Jenai Sullivan Wall, chairman and CEO of Foodland Super Market Ltd.

Nov 1. 2019 North America’s retail industry has become a case study for rapid disruption. Now dominated by major players like Amazon, Walmart and Costco, mom-and-pop grocery chains are increasingly rare. However, some family businesses have adopted the innovative culture of their larger rivals to stay ahead.

Hawaii-based Foodland Farms is a prime example. Foodland’s 33 stores are owned and managed by the Sullivan Wall family, who have sustained the brand for over seven decades even as local ownership of retail stores disappeared. The secret to their success is a steadfast focus on local culture and cuisine. The stores carry over a 100 unique items that are sourced from other family businesses, about 20% of them from Hawaii.

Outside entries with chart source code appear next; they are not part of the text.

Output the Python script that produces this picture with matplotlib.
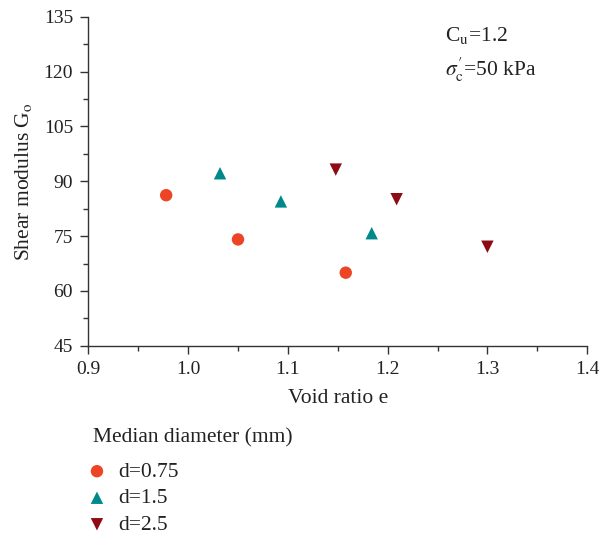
import matplotlib
matplotlib.use("Agg")
import matplotlib.pyplot as plt
from matplotlib.ticker import MultipleLocator
import numpy as np

# data
e_075 = [0.978, 1.050, 1.158]
g_075 = [86.2, 74.1, 65.0]
e_15 = [1.032, 1.093, 1.184]
g_15 = [92.2, 84.5, 75.8]
e_25 = [1.148, 1.209, 1.300]
g_25 = [93.2, 85.1, 72.1]

labels = ["d=0.75", "d=1.5", "d=2.5"]
xticks = [0.9, 1.0, 1.1, 1.2, 1.3, 1.4]
yticks = [45, 60, 75, 90, 105, 120, 135]

plt.rcParams['font.family'] = ['Liberation Serif', 'DejaVu Serif']
plt.rcParams['mathtext.fontset'] = 'stix'

fs = 15.5
txt = '#222222'

fig = plt.figure(figsize=(6.01, 5.42), dpi=100)
ax = fig.add_axes([0.147, 0.362, 0.830, 0.607])

ax.scatter(e_075, g_075, marker='o', s=80, color='#EE4426', edgecolors='none', label=labels[0])
ax.scatter(e_15, g_15, marker='^', s=80, color='#00898A', edgecolors='none', label=labels[1])
ax.scatter(e_25, g_25, marker='v', s=80, color='#8E0B16', edgecolors='none', label=labels[2])

ax.set_xlim(0.9, 1.4)
ax.set_ylim(45, 135)
ax.set_xticks(xticks)
ax.set_yticks(yticks)
ax.set_xticklabels([f"{v:.1f}" for v in xticks])
ax.xaxis.set_minor_locator(MultipleLocator(0.05))
ax.yaxis.set_minor_locator(MultipleLocator(7.5))
ax.spines['top'].set_visible(False)
ax.spines['right'].set_visible(False)
for s in ['left', 'bottom']:
    ax.spines[s].set_color('#333333')
    ax.spines[s].set_linewidth(1.0)
ax.tick_params(which='major', direction='out', length=6, width=1.0, colors='#333333',
               labelsize=14, labelcolor=txt, pad=5)
ax.tick_params(which='minor', direction='out', length=3.5, width=1.0, colors='#333333')

ax.set_xlabel("Void ratio e", fontsize=fs, color=txt, labelpad=8)
ax.set_ylabel(r"Shear modulus G$_{\mathrm{o}}$", fontsize=fs, color=txt, labelpad=7)

ax.text(0.715, 0.942, r"C$_{\mathrm{u}}$=1.2", transform=ax.transAxes, fontsize=fs, color=txt, va='center')
ax.text(0.715, 0.839, r"$\sigma_{\mathrm{c}}'$=50 kPa", transform=ax.transAxes, fontsize=fs, color=txt, va='center')

# legend title drawn separately so the gap below it can be set
fig.text(93 / 601, 1 - 438 / 542, "Median diameter (mm)", fontsize=fs, color=txt, va='center', ha='left')
leg = fig.legend(loc='upper left', bbox_to_anchor=(0.147, 0.148), frameon=False,
                 fontsize=fs, handletextpad=0.59, labelspacing=0.30, handlelength=0.8,
                 borderaxespad=0, borderpad=0)
for t in leg.get_texts():
    t.set_color(txt)

fig.savefig("out.png", dpi=100)
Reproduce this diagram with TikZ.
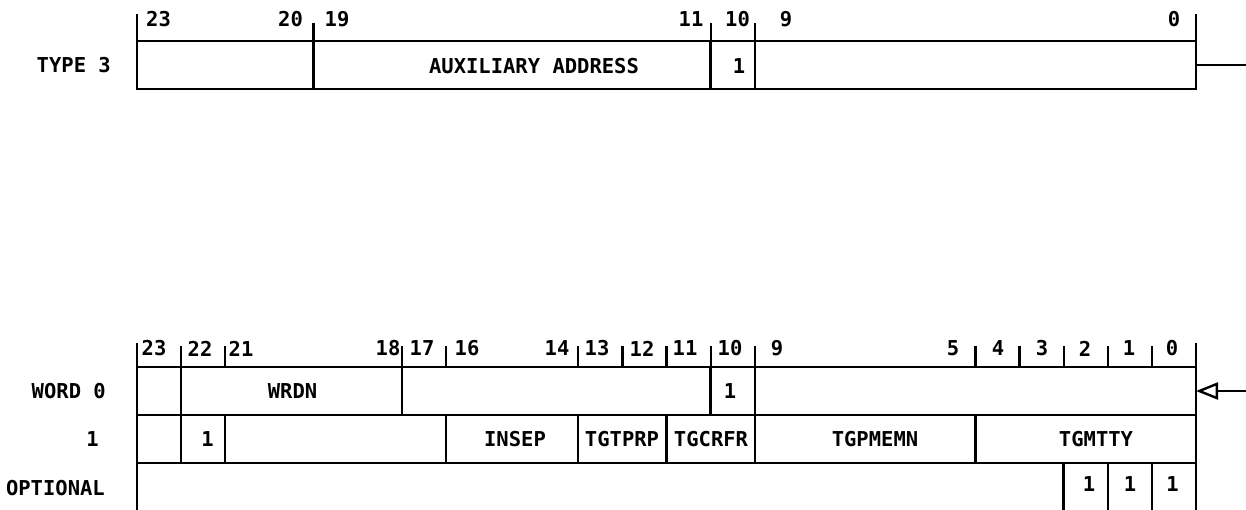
\documentclass[tikz,border=0pt]{standalone}
\usepackage{fontspec}
\setmainfont{DejaVu Sans Mono}
\usetikzlibrary{arrows.meta}
\newcommand\fld[5]{\node[fieldbox, minimum width={#3-#2}, minimum height={#5-#4}] (#1) at ({(#2+#3)/2},{(#4+#5)/2}) {};}
\begin{document}
\begin{tikzpicture}[x=1pt,y=-1pt,
  line width=2.4pt,
  fieldbox/.style={draw, rectangle, inner sep=0pt, outer sep=0pt},
  txt/.style={inner sep=0pt, font=\bfseries\fontsize{20.5}{20.5}\selectfont},
  rowlbl/.style={txt, anchor=east},
  tick/.style={line width=2.2pt}]
\useasboundingbox (0,0) rectangle (1246,510);
\clip (0,0) rectangle (1246,510);
% ---------- TYPE 3 register ----------
\fld{tA}{137}{313.5}{41}{89}
\fld{tB}{313.5}{710.6}{41}{89}
\fld{tC}{710.6}{754.75}{41}{89}
\fld{tD}{754.75}{1196}{41}{89}
\draw[tick] (tA.north west) -- ++(0,-27);
\draw[tick] (tD.north east) -- ++(0,-27);
\draw[tick] (tB.north west) -- ++(0,-18);
\draw[tick] (tC.north west) -- ++(0,-18);
\draw[tick] (tD.north west) -- ++(0,-18);
\node[txt] (h23) at (158.5,19) {23};
\node[txt] (h20) at (290.5,19) {20};
\node[txt] (h19) at (337,19) {19};
\node[txt] (h11) at (691,19) {11};
\node[txt] (h10) at (737.5,19) {10};
\node[txt] (h9) at (786,19) {9};
\node[txt] (h0) at (1174,19) {0};
\node[txt] (lAux) at (534,66) {AUXILIARY ADDRESS};
\node[txt] (lT1) at (739,66) {1};
\node[rowlbl] (lType) at (112,65.5) {TYPE 3};
\coordinate (tEnd) at (1246,65);
\draw (tD.east) -- (tEnd);
% ---------- WORD 0 ----------
\fld{a0}{137}{181.1}{367}{415}
\fld{a1}{181.1}{401.75}{367}{415}
\fld{a2}{401.75}{710.6}{367}{415}
\fld{a3}{710.6}{754.75}{367}{415}
\fld{a4}{754.75}{1196}{367}{415}
% ---------- WORD 1 ----------
\fld{b0}{137}{181.1}{415}{463}
\fld{b1}{181.1}{225.25}{415}{463}
\fld{b2}{225.25}{445.9}{415}{463}
\fld{b3}{445.9}{578.25}{415}{463}
\fld{b4}{578.25}{666.5}{415}{463}
\fld{b5}{666.5}{754.75}{415}{463}
\fld{b6}{754.75}{975.4}{415}{463}
\fld{b7}{975.4}{1196}{415}{463}
% ---------- OPTIONAL ----------
\fld{c0}{137}{1063.6}{463}{525}
\fld{c1}{1063.6}{1107.75}{463}{525}
\fld{c2}{1107.75}{1151.9}{463}{525}
\fld{c3}{1151.9}{1196}{463}{525}
% header ticks
\draw[tick] (137,367) -- (137,343);
\draw[tick] (1196,367) -- (1196,343);
\foreach \x in {181.1,225.25,401.75,445.9,578.25,622.4,666.5,710.6,754.75,975.4,1019.5,1063.6,1107.75,1151.9}
  \draw[tick] (\x,367) -- (\x,346);
\foreach \n/\x/\t in {g23/154/23,g22/200/22,g21/241/21,g18/388/18,g17/422/17,g16/467/16,g14/557/14,g13/597/13,g12/642/12,g11/685/11,g10/730/10,g9/777/9,g5/953/5,g4/998/4,g3/1042/3,g2/1085/2,g1/1129/1,g0/1172/0}
  \node[txt] (\n) at (\x,348.5) {\t};
\node[txt] (lWrdn) at (292.5,391) {WRDN};
\node[txt] (lA1) at (730,391) {1};
\node[txt] (lB1) at (207.5,439) {1};
\node[txt] (lInsep) at (515,439) {INSEP};
\node[txt] (lTgtprp) at (622,439) {TGTPRP};
\node[txt] (lTgcrfr) at (711,439) {TGCRFR};
\node[txt] (lTgpmemn) at (875,439) {TGPMEMN};
\node[txt] (lTgmtty) at (1096,439) {TGMTTY};
\node[txt] (lC1) at (1089,484) {1};
\node[txt] (lC2) at (1130,484) {1};
\node[txt] (lC3) at (1172.5,484) {1};
\node[rowlbl] (lWord) at (107,391) {WORD 0};
\node[rowlbl] (lOne) at (100,439) {1};
\node[rowlbl] (lOpt) at (106,488) {OPTIONAL};
\coordinate (bEnd) at (1246,391);
\draw[-{Triangle[open,length=22pt,width=17pt]}] (bEnd) -- (a4.east);
\end{tikzpicture}
\end{document}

Their latest store in Pearl City, Oahu will feature items such as chile lemongrass choi sum and kim chee dips to appeal to the city’s sizable Asian community. “We know what our customers like and we’ve grown up with so many of them. We wanted this chance to really bring things that our competitors weren’t necessarily bringing in and adding our Foodland flavor to it,” Lauren Moder, director of Foodland’s Maika‘i brand products, told Honolulu Magazine.

Using local culture as a competitive moat has also helped other regional family supermarkets survive in this age of disruption. Massachusetts-based Big Y Foods, Inc. (or Big Y), Oklahoma’s Crest Foods and Bashas’ in Arizona are all family-owned chains that have carved out a niche with unique brands and special items that appeal to local tastes.

Collectively, these four family-owned retail brands operate 236 locations and employ hundreds of thousands of people. In an industry driven by economies of scale and cutthroat pricing competition, their success is a testament to the fact that consumer tastes still reign supreme.